▶ The task: No pictures belong in the copy; return exactly the lines from the one with "Reproduce this chart with matplotlib." through the one with "va='center', ha='left', fontsize=14.5, color='#7f8a99')", both ends included, and nothing else.

╔══

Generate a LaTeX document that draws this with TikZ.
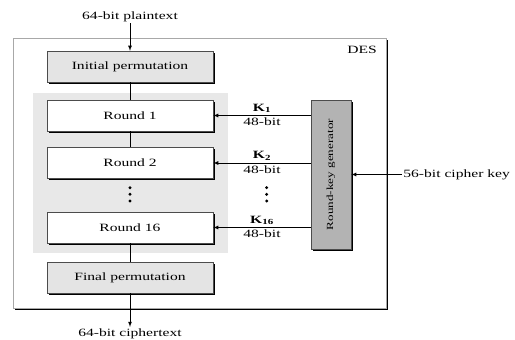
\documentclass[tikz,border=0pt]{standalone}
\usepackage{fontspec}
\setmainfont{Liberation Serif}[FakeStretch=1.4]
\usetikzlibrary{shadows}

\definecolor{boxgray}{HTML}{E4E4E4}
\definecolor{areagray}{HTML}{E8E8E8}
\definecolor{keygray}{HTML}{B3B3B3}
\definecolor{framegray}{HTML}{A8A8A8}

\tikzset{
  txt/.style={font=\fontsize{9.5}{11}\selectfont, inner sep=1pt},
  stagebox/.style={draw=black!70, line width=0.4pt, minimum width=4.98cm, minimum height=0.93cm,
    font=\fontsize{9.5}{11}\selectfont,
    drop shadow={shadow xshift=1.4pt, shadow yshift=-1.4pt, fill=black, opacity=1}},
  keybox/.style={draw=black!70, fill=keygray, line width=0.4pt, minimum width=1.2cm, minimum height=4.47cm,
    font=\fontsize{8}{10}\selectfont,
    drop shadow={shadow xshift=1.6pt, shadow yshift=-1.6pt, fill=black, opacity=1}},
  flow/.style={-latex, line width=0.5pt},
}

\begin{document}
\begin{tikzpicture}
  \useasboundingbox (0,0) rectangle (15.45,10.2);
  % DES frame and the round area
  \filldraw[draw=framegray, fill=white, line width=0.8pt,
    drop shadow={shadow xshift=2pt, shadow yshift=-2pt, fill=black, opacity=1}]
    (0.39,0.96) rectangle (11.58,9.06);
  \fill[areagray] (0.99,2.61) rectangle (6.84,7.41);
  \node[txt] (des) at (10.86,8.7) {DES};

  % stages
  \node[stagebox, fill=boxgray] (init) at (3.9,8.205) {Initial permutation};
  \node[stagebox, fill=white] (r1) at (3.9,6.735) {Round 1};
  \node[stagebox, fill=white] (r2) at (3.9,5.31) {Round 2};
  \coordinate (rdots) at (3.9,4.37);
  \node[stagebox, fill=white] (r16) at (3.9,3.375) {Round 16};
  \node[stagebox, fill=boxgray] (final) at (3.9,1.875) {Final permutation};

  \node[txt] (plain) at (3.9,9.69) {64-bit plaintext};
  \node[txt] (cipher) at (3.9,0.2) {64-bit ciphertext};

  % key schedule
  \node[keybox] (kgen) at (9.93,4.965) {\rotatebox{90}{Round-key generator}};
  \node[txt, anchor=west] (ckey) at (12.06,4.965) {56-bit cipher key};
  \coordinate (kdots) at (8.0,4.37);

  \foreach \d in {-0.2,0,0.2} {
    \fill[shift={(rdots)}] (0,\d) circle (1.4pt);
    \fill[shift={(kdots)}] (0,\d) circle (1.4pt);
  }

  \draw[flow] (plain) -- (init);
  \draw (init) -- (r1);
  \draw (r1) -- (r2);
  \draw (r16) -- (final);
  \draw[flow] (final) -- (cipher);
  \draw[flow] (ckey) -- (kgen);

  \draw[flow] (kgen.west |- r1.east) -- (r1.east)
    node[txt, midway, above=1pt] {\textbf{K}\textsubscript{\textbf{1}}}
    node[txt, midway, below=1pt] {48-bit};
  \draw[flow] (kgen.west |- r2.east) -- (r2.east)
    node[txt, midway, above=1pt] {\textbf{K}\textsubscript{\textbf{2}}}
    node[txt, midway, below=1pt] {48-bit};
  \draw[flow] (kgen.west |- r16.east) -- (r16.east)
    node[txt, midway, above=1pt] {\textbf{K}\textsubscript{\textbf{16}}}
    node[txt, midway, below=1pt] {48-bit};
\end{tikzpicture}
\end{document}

╚══
╔══

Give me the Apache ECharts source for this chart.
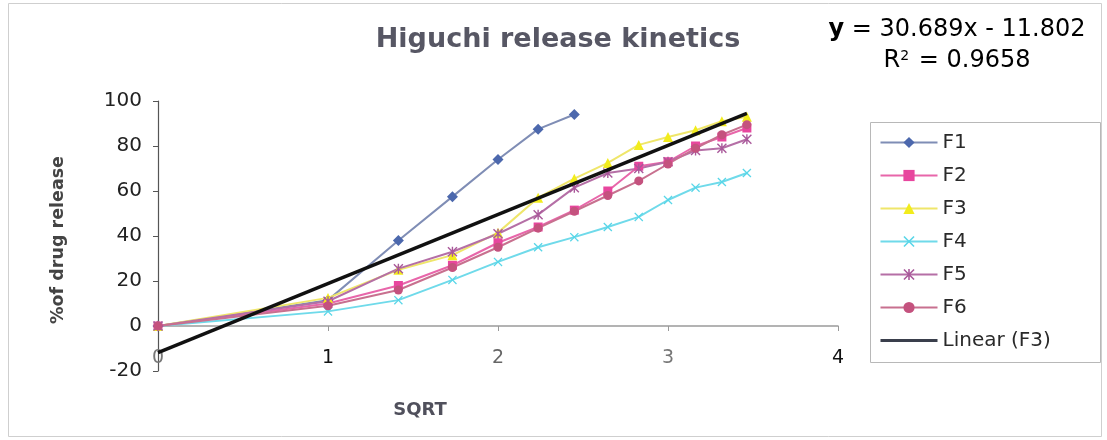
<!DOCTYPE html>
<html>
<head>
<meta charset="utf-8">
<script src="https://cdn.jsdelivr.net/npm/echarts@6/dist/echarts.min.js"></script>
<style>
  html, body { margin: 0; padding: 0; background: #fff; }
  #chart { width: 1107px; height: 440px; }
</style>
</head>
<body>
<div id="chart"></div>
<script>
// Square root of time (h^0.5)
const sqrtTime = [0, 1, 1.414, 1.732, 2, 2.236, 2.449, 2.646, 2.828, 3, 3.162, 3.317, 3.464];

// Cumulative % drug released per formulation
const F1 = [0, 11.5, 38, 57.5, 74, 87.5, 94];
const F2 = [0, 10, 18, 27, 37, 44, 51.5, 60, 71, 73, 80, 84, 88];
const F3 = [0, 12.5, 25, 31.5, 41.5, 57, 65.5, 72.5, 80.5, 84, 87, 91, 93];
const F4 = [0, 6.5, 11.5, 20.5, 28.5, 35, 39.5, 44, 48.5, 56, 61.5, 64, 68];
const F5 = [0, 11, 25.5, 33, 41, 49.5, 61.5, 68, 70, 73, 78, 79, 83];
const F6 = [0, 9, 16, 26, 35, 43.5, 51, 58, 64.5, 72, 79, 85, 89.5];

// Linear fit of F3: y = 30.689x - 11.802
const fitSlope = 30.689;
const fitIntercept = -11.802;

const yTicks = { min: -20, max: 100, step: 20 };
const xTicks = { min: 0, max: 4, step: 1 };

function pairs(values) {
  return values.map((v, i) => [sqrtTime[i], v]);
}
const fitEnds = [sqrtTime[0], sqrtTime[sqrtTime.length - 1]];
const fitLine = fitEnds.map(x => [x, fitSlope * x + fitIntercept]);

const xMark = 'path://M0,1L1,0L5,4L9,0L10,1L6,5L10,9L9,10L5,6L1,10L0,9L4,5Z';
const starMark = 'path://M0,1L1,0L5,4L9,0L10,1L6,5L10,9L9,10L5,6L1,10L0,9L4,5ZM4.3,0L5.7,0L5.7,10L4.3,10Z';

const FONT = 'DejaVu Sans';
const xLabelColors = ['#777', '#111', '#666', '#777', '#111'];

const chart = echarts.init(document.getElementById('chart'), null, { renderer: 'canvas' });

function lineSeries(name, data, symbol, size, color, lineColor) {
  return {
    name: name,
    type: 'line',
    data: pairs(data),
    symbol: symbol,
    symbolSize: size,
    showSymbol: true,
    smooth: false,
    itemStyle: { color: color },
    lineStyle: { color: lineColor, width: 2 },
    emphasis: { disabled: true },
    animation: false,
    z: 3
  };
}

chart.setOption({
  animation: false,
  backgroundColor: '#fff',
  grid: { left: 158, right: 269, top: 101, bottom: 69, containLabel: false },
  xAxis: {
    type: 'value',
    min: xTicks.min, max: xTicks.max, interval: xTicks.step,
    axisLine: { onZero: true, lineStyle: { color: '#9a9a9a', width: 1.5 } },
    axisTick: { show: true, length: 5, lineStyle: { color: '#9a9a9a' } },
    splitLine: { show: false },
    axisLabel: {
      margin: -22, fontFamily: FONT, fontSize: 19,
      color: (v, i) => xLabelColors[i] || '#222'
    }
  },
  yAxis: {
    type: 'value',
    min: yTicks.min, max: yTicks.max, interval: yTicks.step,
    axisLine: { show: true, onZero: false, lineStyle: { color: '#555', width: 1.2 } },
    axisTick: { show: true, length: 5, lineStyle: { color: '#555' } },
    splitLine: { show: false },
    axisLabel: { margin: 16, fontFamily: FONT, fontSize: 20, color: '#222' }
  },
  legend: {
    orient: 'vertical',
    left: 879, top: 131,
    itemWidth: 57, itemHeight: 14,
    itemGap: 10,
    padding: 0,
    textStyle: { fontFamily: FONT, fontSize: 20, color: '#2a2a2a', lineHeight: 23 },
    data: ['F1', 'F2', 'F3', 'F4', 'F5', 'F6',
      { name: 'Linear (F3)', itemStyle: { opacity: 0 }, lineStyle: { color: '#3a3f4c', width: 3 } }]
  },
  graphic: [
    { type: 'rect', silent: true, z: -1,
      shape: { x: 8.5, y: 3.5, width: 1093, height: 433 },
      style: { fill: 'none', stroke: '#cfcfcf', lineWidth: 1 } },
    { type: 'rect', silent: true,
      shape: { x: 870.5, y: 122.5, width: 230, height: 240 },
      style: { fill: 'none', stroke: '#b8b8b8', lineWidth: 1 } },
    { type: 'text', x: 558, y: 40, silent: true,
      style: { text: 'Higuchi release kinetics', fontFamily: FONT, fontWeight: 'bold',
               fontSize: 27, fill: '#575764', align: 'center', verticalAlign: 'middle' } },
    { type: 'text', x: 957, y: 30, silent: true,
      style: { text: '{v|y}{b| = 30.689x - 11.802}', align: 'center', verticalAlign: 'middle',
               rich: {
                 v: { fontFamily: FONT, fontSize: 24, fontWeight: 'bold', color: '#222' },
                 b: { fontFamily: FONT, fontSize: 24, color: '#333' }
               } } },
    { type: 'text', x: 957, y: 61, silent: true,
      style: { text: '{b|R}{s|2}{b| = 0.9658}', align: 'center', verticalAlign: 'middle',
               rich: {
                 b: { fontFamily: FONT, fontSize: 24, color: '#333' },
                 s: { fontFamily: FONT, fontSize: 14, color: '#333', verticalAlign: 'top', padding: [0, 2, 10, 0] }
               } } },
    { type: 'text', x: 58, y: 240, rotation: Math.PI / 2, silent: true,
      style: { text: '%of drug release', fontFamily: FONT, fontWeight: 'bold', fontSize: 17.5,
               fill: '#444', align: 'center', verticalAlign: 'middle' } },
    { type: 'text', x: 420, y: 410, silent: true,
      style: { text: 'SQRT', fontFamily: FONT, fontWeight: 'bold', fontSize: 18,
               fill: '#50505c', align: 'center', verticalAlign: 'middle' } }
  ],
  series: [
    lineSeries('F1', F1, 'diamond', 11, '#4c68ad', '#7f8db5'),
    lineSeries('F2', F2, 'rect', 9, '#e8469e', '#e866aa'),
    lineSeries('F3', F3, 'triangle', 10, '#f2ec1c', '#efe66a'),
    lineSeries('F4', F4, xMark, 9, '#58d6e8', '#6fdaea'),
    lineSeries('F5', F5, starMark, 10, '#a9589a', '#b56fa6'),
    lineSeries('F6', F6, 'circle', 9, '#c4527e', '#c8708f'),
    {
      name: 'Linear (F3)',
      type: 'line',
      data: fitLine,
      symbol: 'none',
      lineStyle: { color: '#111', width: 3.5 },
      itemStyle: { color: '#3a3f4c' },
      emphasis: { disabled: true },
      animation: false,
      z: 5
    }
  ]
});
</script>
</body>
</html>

╚══
╔══

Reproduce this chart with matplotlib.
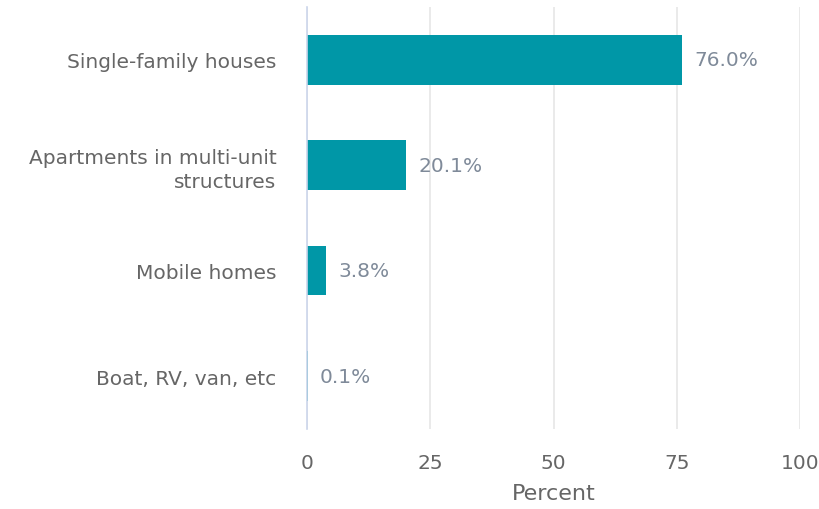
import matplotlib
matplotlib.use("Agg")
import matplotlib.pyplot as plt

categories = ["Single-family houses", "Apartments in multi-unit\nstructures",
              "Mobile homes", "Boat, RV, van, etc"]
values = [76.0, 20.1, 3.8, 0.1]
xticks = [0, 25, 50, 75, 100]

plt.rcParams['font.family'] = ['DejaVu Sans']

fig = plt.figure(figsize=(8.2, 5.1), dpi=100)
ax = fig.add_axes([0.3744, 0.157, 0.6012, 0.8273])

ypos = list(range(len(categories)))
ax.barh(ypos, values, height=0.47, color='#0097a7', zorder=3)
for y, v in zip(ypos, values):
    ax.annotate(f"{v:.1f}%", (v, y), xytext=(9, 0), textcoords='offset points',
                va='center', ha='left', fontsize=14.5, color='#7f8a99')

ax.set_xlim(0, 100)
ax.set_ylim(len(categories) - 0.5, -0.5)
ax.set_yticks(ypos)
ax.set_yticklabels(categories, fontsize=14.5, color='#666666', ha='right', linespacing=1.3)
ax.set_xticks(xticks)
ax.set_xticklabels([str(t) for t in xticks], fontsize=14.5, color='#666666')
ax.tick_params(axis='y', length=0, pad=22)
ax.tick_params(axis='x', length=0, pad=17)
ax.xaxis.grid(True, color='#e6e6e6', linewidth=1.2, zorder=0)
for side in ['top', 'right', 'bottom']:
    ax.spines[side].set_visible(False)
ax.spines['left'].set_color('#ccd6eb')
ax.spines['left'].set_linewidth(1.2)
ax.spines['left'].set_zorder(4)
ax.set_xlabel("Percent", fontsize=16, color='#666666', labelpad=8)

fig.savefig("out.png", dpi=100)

╚══

▶ Task result:
Reproduce this chart with matplotlib.
import matplotlib
matplotlib.use("Agg")
import matplotlib.pyplot as plt

categories = ["Single-family houses", "Apartments in multi-unit\nstructures",
              "Mobile homes", "Boat, RV, van, etc"]
values = [76.0, 20.1, 3.8, 0.1]
xticks = [0, 25, 50, 75, 100]

plt.rcParams['font.family'] = ['DejaVu Sans']

fig = plt.figure(figsize=(8.2, 5.1), dpi=100)
ax = fig.add_axes([0.3744, 0.157, 0.6012, 0.8273])

ypos = list(range(len(categories)))
ax.barh(ypos, values, height=0.47, color='#0097a7', zorder=3)
for y, v in zip(ypos, values):
    ax.annotate(f"{v:.1f}%", (v, y), xytext=(9, 0), textcoords='offset points',
                va='center', ha='left', fontsize=14.5, color='#7f8a99')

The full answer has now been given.